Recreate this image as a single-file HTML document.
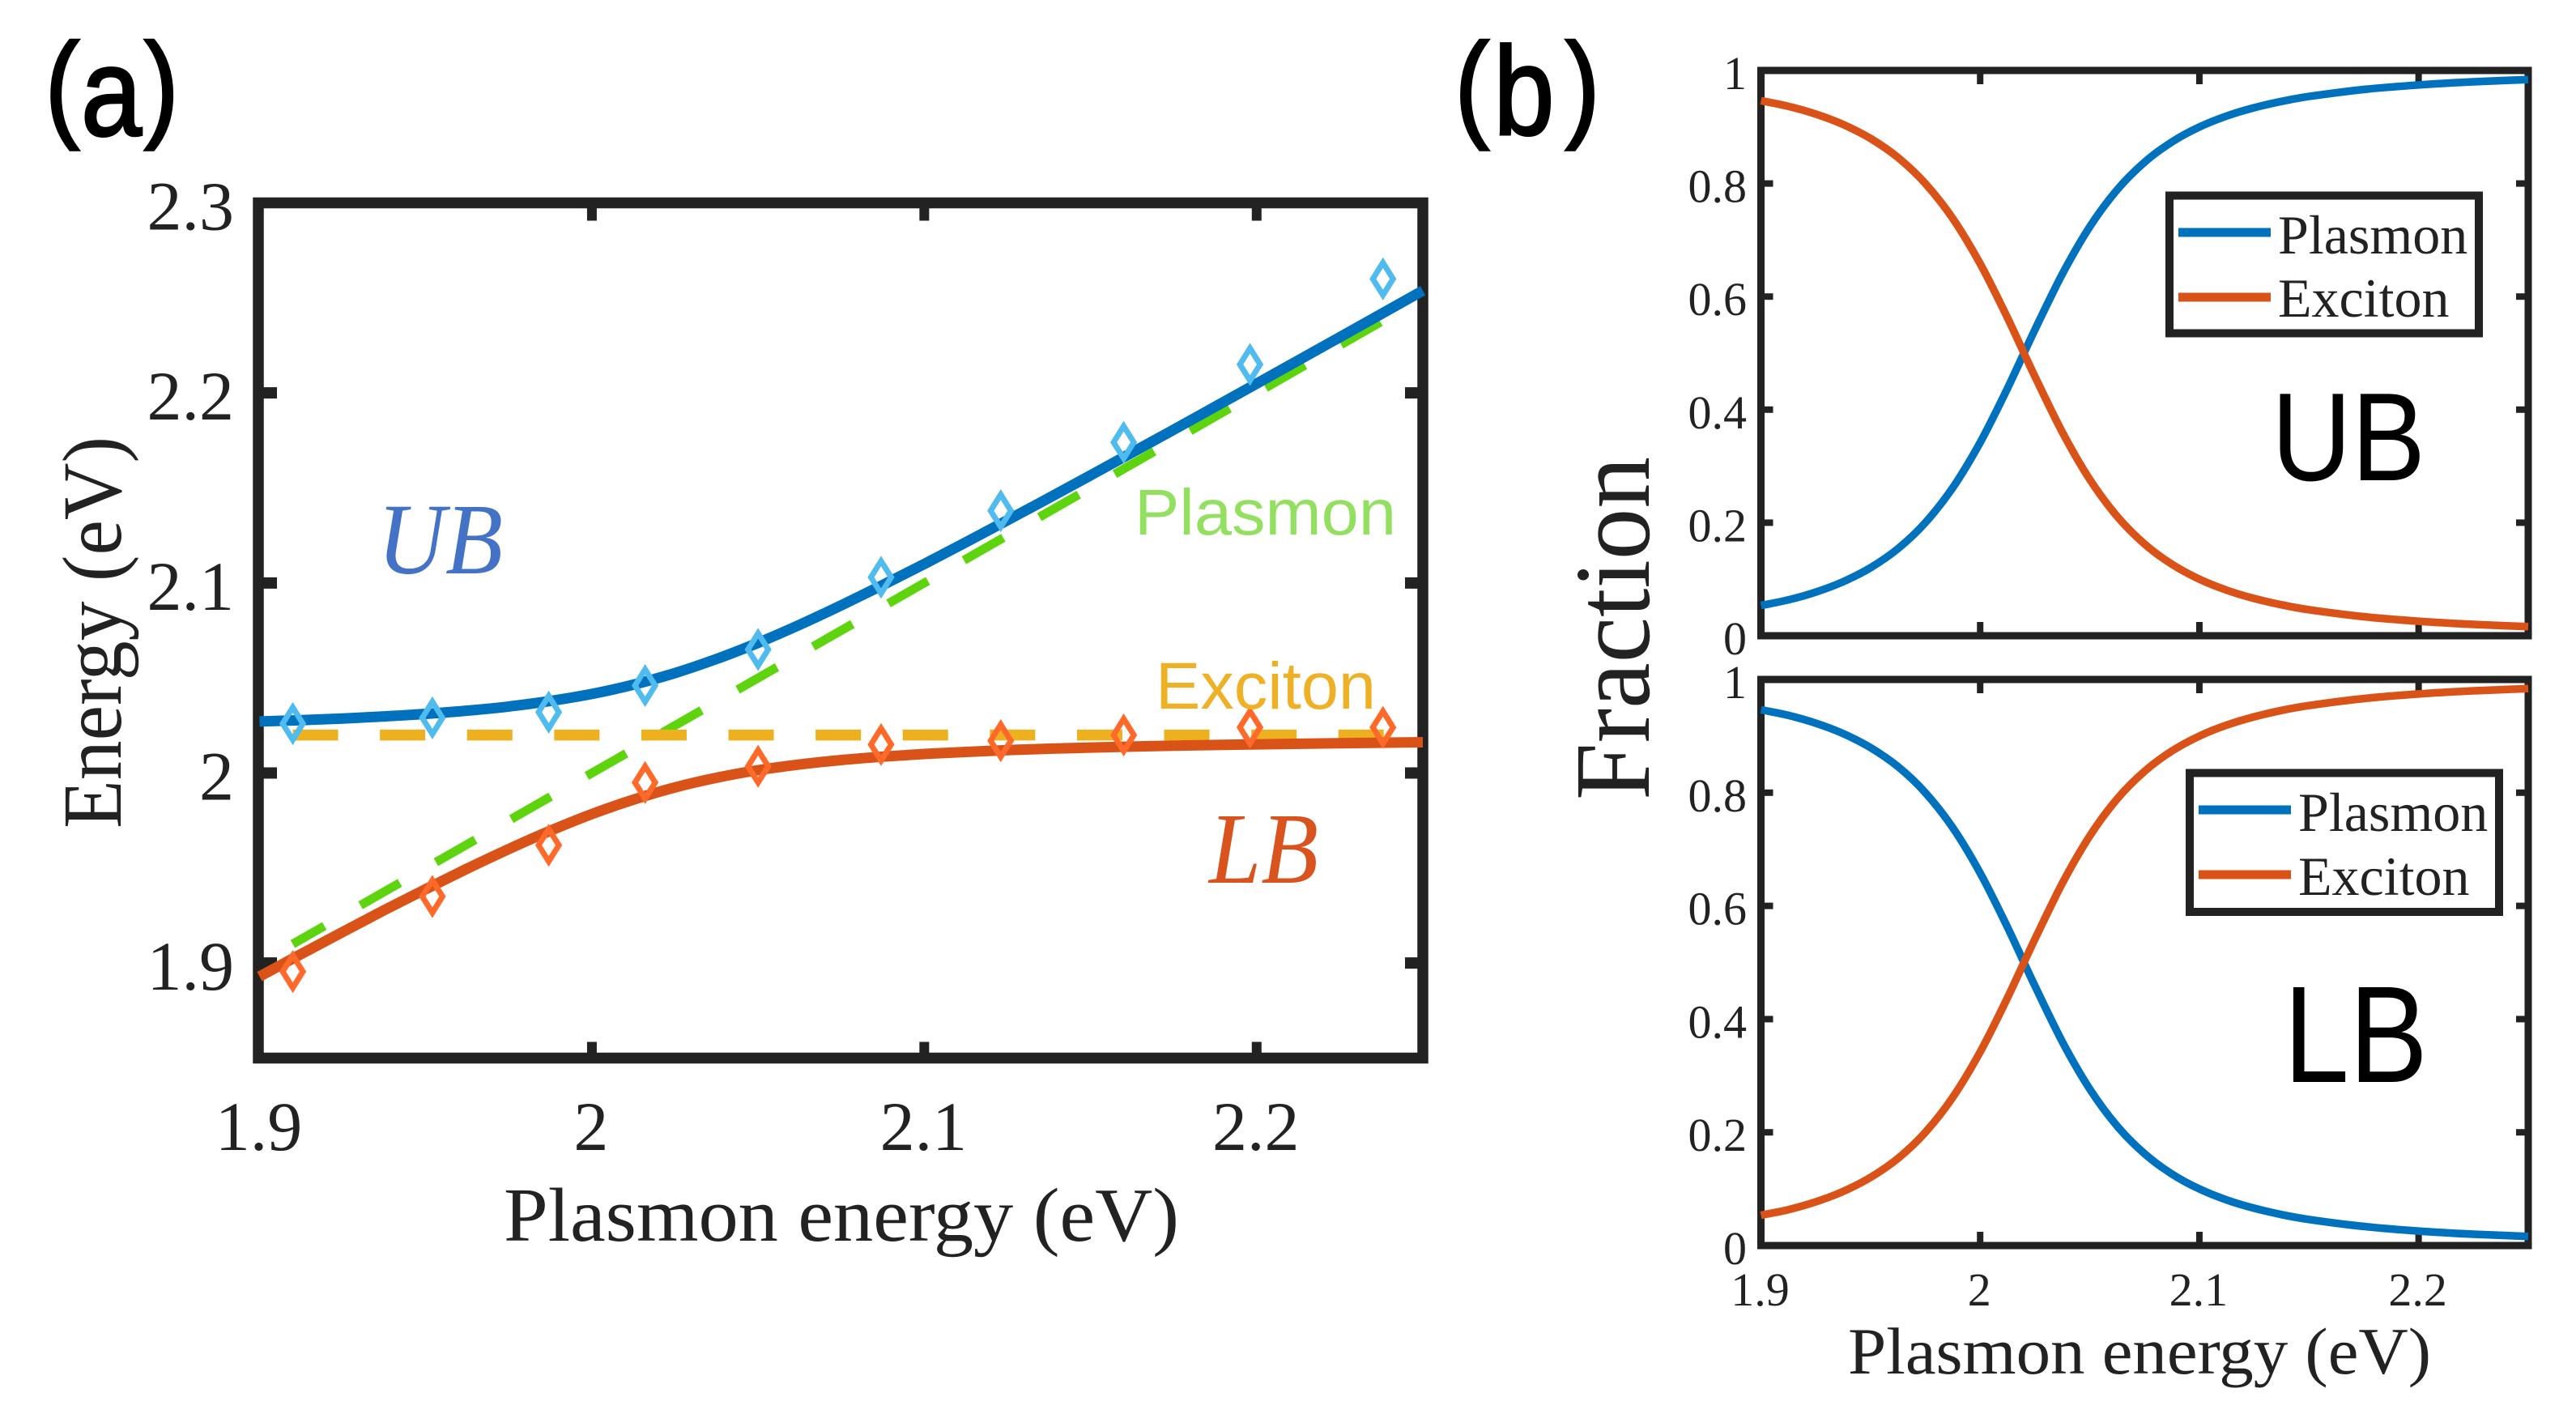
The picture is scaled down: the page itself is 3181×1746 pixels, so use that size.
<!DOCTYPE html>
<html lang="en">
<head>
<meta charset="utf-8">
<title>Plasmon-exciton coupling chart</title>
<style>
html,body{margin:0;padding:0;background:#fff;}
svg{display:block;}
.serif{font-family:"Liberation Serif",serif;fill:#222;}
.sans{font-family:"Liberation Sans",sans-serif;}
</style>
</head>
<body>
<svg id="chart" xmlns="http://www.w3.org/2000/svg" width="3181" height="1746" viewBox="0 0 3181 1746">
  <rect x="0" y="0" width="3181" height="1746" fill="#fff"/>
  <g id="panelA"></g>
  <g id="panelB1"></g>
  <g id="panelB2"></g>

  <text class="sans" transform="scale(0.87 1)" fill="#000" stroke="#000" stroke-width="3"><tspan x="64" y="155" font-size="146">(</tspan><tspan x="115" y="167" font-size="155">a</tspan><tspan x="205" y="155" font-size="146">)</tspan></text>
  <text class="sans" transform="scale(0.87 1)" fill="#000" stroke="#000" stroke-width="3"><tspan x="2065" y="155" font-size="146">(</tspan><tspan x="2120" y="166" font-size="155">b</tspan><tspan x="2222" y="155" font-size="146">)</tspan></text>

  <text class="serif" x="622" y="1532" font-size="94" textLength="834" lengthAdjust="spacingAndGlyphs">Plasmon energy (eV)</text>
  <text class="serif" transform="translate(149,1023) rotate(-90)" font-size="104" textLength="484" lengthAdjust="spacingAndGlyphs">Energy (eV)</text>

  <text font-family="'Liberation Serif',serif" font-style="italic" x="466" y="708" font-size="125" fill="#4472c4" textLength="155" lengthAdjust="spacingAndGlyphs">UB</text>
  <text font-family="'Liberation Serif',serif" font-style="italic" x="1493" y="1090" font-size="125" fill="#d9531e" textLength="135" lengthAdjust="spacingAndGlyphs">LB</text>
  <text class="sans" x="1401" y="660" font-size="80" fill="#93e060" textLength="323" lengthAdjust="spacingAndGlyphs">Plasmon</text>
  <text class="sans" x="1427" y="875" font-size="82" fill="#eeb024" textLength="272" lengthAdjust="spacingAndGlyphs">Exciton</text>

  <text class="serif" transform="translate(2036,988) rotate(-90)" font-size="133" textLength="424" lengthAdjust="spacingAndGlyphs">Fraction</text>
  <text class="serif" x="2282" y="1696" font-size="82" textLength="720" lengthAdjust="spacingAndGlyphs">Plasmon energy (eV)</text>

  <text class="sans" x="2805" y="593" font-size="155" fill="#000" textLength="190" lengthAdjust="spacingAndGlyphs">UB</text>
  <text class="sans" x="2820" y="1336" font-size="170" fill="#000" textLength="178" lengthAdjust="spacingAndGlyphs">LB</text>
</svg>
<script>
// Panel (a) data
const energyGrid = [1.9,1.9125,1.925,1.9375,1.95,1.9625,1.975,1.9875,2,2.0125,2.025,2.0375,2.05,2.0625,2.075,2.0875,2.1,2.1125,2.125,2.1375,2.15,2.175,2.2,2.225,2.25];
const ubFit = [2.0271,2.0278,2.0287,2.0298,2.0311,2.0328,2.035,2.0379,2.0416,2.0465,2.0526,2.06,2.0685,2.078,2.0882,2.0989,2.11,2.1214,2.133,2.1447,2.1566,2.1806,2.2049,2.2293,2.2538];
const lbFit = [1.8929,1.9047,1.9163,1.9278,1.9389,1.9497,1.96,1.9696,1.9784,1.986,1.9924,1.9975,2.0015,2.0045,2.0068,2.0086,2.01,2.0111,2.012,2.0128,2.0134,2.0144,2.0151,2.0157,2.0162];
const plasmonLineX = [1.91,2.24];
const plasmonLineY = [1.91,2.24];
const excitonLineX = [1.91,2.24];
const excitonLineY = [2.02,2.02];
const measuredX = [1.91,1.952,1.987,2.016,2.05,2.087,2.123,2.16,2.198,2.238];
const measuredUB = [2.026,2.029,2.032,2.046,2.065,2.103,2.138,2.174,2.215,2.26];
const measuredLB = [1.8955,1.935,1.962,1.995,2.0035,2.015,2.017,2.02,2.024,2.024];
const aXTicks = [1.9,2,2.1,2.2];
const aXTickLabels = ['1.9','2','2.1','2.2'];
const aYTicks = [1.9,2,2.1,2.2,2.3];
const aYTickLabels = ['1.9','2','2.1','2.2','2.3'];

// Panel (b) data
const ubPlasmonFraction = [0.0535,0.0634,0.0772,0.0956,0.1204,0.154,0.2,0.2619,0.3419,0.438,0.5415,0.64,0.7236,0.789,0.8378,0.8737,0.9,0.9195,0.9341,0.9453,0.954,0.9663,0.9744,0.9799,0.9838];
const ubExcitonFraction = [0.9465,0.9366,0.9228,0.9044,0.8796,0.846,0.8,0.7381,0.6581,0.562,0.4585,0.36,0.2764,0.211,0.1622,0.1263,0.1,0.0805,0.0659,0.0547,0.046,0.0337,0.0256,0.0201,0.0162];
const lbPlasmonFraction = [0.9465,0.9366,0.9228,0.9044,0.8796,0.846,0.8,0.7381,0.6581,0.562,0.4585,0.36,0.2764,0.211,0.1622,0.1263,0.1,0.0805,0.0659,0.0547,0.046,0.0337,0.0256,0.0201,0.0162];
const lbExcitonFraction = [0.0535,0.0634,0.0772,0.0956,0.1204,0.154,0.2,0.2619,0.3419,0.438,0.5415,0.64,0.7236,0.789,0.8378,0.8737,0.9,0.9195,0.9341,0.9453,0.954,0.9663,0.9744,0.9799,0.9838];
const bXTicks = [1.9,2,2.1,2.2];
const bXTickLabels = ['1.9','2','2.1','2.2'];
const bYTicks = [0,0.2,0.4,0.6,0.8,1];
const bYTickLabels = ['0','0.2','0.4','0.6','0.8','1'];
const legendLabels = ['Plasmon','Exciton'];

const NS = 'http://www.w3.org/2000/svg';
const COLORS = {blue:'#0072bd', red:'#d95319', green:'#5ed40f', amber:'#edb120', mBlue:'#4fbbee', mRed:'#ff6a2a', frame:'#222222'};

function svgEl(parent, tag, attrs) {
  const el = document.createElementNS(NS, tag);
  for (const k in attrs) el.setAttribute(k, attrs[k]);
  parent.appendChild(el);
  return el;
}
function smoothPath(xs, ys, X, Y) {
  const n = xs.length;
  const p = xs.map((v, i) => [X(v), Y(ys[i])]);
  const slope = i => {
    const a = p[Math.max(i - 1, 0)], b = p[Math.min(i + 1, n - 1)];
    return (b[1] - a[1]) / (b[0] - a[0]);
  };
  let d = 'M' + p[0][0].toFixed(1) + ' ' + p[0][1].toFixed(1);
  for (let i = 0; i < n - 1; i++) {
    const dx = (p[i + 1][0] - p[i][0]) / 3;
    const c1x = p[i][0] + dx, c1y = p[i][1] + slope(i) * dx;
    const c2x = p[i + 1][0] - dx, c2y = p[i + 1][1] - slope(i + 1) * dx;
    d += 'C' + c1x.toFixed(1) + ' ' + c1y.toFixed(1) + ' ' + c2x.toFixed(1) + ' ' + c2y.toFixed(1) + ' ' + p[i + 1][0].toFixed(1) + ' ' + p[i + 1][1].toFixed(1);
  }
  return d;
}

/* ---------- Panel (a) ---------- */
const ax = {left:320.5, right:1757, top:250.5, bottom:1306.5, xMin:1.9, xMax:2.25, yMin:1.85, yMax:2.3};
const xA = v => ax.left + (v - ax.xMin) / (ax.xMax - ax.xMin) * (ax.right - ax.left);
const yA = v => ax.bottom - (v - ax.yMin) / (ax.yMax - ax.yMin) * (ax.bottom - ax.top);
const panelA = document.getElementById('panelA');

const frameA = svgEl(panelA, 'rect', {x:319, y:ax.top, width:ax.right - 319, height:ax.bottom - ax.top, fill:'none', stroke:COLORS.frame, 'stroke-width':13.5});



aXTicks.forEach((v, i) => {
  if (v > ax.xMin) {
    const t1 = svgEl(panelA, 'line', {x1:xA(v), x2:xA(v), y1:ax.top, y2:ax.top + 22, stroke:COLORS.frame, 'stroke-width':12});
    
    
    const t2 = svgEl(panelA, 'line', {x1:xA(v), x2:xA(v), y1:ax.bottom, y2:ax.bottom - 20, stroke:COLORS.frame, 'stroke-width':12});
    
    
  }
  const lab = svgEl(panelA, 'text', {x:xA(v) - 1, y:1420, 'text-anchor':'middle', 'font-size':86, class:'serif'});
  
  
  lab.textContent = aXTickLabels[i];
});
aYTicks.forEach((v, i) => {
  if (v < ax.yMax) {
    const t1 = svgEl(panelA, 'line', {x1:319, x2:342, y1:yA(v), y2:yA(v), stroke:COLORS.frame, 'stroke-width':14});
    
    
    const t2 = svgEl(panelA, 'line', {x1:ax.right, x2:ax.right - 22, y1:yA(v), y2:yA(v), stroke:COLORS.frame, 'stroke-width':14});
    
    
  }
  const lab = svgEl(panelA, 'text', {x:289, y:yA(v) + 33, 'text-anchor':'end', 'font-size':86, class:'serif'});
  
  
  lab.textContent = aYTickLabels[i];
});

const plasmonLine = svgEl(panelA, 'line', {x1:xA(plasmonLineX[0]), y1:yA(plasmonLineY[0]), x2:xA(plasmonLineX[1]), y2:yA(plasmonLineY[1]), stroke:COLORS.green, 'stroke-width':11, 'stroke-dasharray':'56 51.3', 'stroke-dashoffset':11});


const excitonLine = svgEl(panelA, 'line', {x1:xA(excitonLineX[0]), y1:yA(excitonLineY[0]), x2:xA(excitonLineX[1]), y2:yA(excitonLineY[1]), stroke:COLORS.amber, 'stroke-width':13.5, 'stroke-dasharray':'56 51.6'});



const ubCurve = svgEl(panelA, 'path', {d:smoothPath(energyGrid, ubFit, xA, yA), fill:'none', stroke:COLORS.blue, 'stroke-width':13});


const lbCurve = svgEl(panelA, 'path', {d:smoothPath(energyGrid, lbFit, xA, yA), fill:'none', stroke:COLORS.red, 'stroke-width':13});



function diamond(v, w, color) {
  const cx = xA(v), cy = yA(w);
  return {d:'M' + cx + ' ' + (cy - 20) + 'L' + (cx + 12.5) + ' ' + cy + 'L' + cx + ' ' + (cy + 20) + 'L' + (cx - 12.5) + ' ' + cy + 'Z', fill:'none', stroke:color, 'stroke-width':7, 'stroke-miterlimit':10};
}
measuredX.forEach((v, i) => {
  const mu = svgEl(panelA, 'path', diamond(v, measuredUB[i], COLORS.mBlue));
  
  
  const ml = svgEl(panelA, 'path', diamond(v, measuredLB[i], COLORS.mRed));
  
  
});

/* ---------- Panel (b) ---------- */
function drawFraction(parent, box, blueSeries, redSeries, legend, showXLabels) {
  const X = v => box.left + (v - 1.9) / 0.35 * (box.right - box.left);
  const Y = v => box.bottom - v * (box.bottom - box.top);

  const frame = svgEl(parent, 'rect', {x:box.left, y:box.top, width:box.right - box.left, height:box.bottom - box.top, fill:'none', stroke:COLORS.frame, 'stroke-width':9});
  
  

  bXTicks.forEach((v, i) => {
    if (v > 1.9) {
      const t1 = svgEl(parent, 'line', {x1:X(v), x2:X(v), y1:box.top, y2:box.top + 17, stroke:COLORS.frame, 'stroke-width':8});
      
      
      const t2 = svgEl(parent, 'line', {x1:X(v), x2:X(v), y1:box.bottom, y2:box.bottom - 17, stroke:COLORS.frame, 'stroke-width':8});
      
      
    }
    if (showXLabels) {
      const lab = svgEl(parent, 'text', {x:X(v) - 1, y:1612, 'text-anchor':'middle', 'font-size':58, class:'serif'});
      
      
      lab.textContent = bXTickLabels[i];
    }
  });
  bYTicks.forEach((v, i) => {
    if (v > 0 && v < 1) {
      const t1 = svgEl(parent, 'line', {x1:box.left, x2:box.left + 15, y1:Y(v), y2:Y(v), stroke:COLORS.frame, 'stroke-width':8});
      
      
      const t2 = svgEl(parent, 'line', {x1:box.right, x2:box.right - 15, y1:Y(v), y2:Y(v), stroke:COLORS.frame, 'stroke-width':8});
      
      
    }
    const lab = svgEl(parent, 'text', {x:2157, y:Y(v) + 23, 'text-anchor':'end', 'font-size':58, class:'serif'});
    
    
    lab.textContent = bYTickLabels[i];
  });

  const blue = svgEl(parent, 'path', {d:smoothPath(energyGrid, blueSeries, X, Y), fill:'none', stroke:COLORS.blue, 'stroke-width':9.5});
  
  
  const red = svgEl(parent, 'path', {d:smoothPath(energyGrid, redSeries, X, Y), fill:'none', stroke:COLORS.red, 'stroke-width':9.5});
  
  

  const lg = svgEl(parent, 'g', {});
  
  
  const lbox = svgEl(lg, 'rect', {x:legend.x, y:legend.y, width:382, height:legend.h, fill:'#fff', stroke:'#222', 'stroke-width':10});
  
  
  legendLabels.forEach((name, i) => {
    const ly = legend.lineY[i];
    const sw = svgEl(lg, 'line', {x1:legend.x + 11, x2:legend.x + 125, y1:ly, y2:ly, stroke:i === 0 ? COLORS.blue : COLORS.red, 'stroke-width':11});
    
    
    const tx = svgEl(lg, 'text', {x:legend.x + 134, y:legend.textY[i], 'font-size':68, class:'serif'});
    
    
    tx.textContent = name;
  });
}
drawFraction(document.getElementById('panelB1'), {left:2174.5, right:3122, top:87, bottom:785}, ubPlasmonFraction, ubExcitonFraction,
  {x:2679, y:241.5, h:170, lineY:[287,367], textY:[313,391]}, false);
drawFraction(document.getElementById('panelB2'), {left:2174.5, right:3122, top:839, bottom:1538}, lbPlasmonFraction, lbExcitonFraction,
  {x:2704, y:954.5, h:171.5, lineY:[1000,1080], textY:[1026,1105]}, true);
</script>
</body>
</html>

TASK GOAL >>
Copy each line of the listing that contains the string "document".

EXERCISE RESULT >>
Recreate this image as a single-file HTML document.
  const el = document.createElementNS(NS, tag);
const panelA = document.getElementById('panelA');
drawFraction(document.getElementById('panelB1'), {left:2174.5, right:3122, top:87, bottom:785}, ubPlasmonFraction, ubExcitonFraction,
drawFraction(document.getElementById('panelB2'), {left:2174.5, right:3122, top:839, bottom:1538}, lbPlasmonFraction, lbExcitonFraction,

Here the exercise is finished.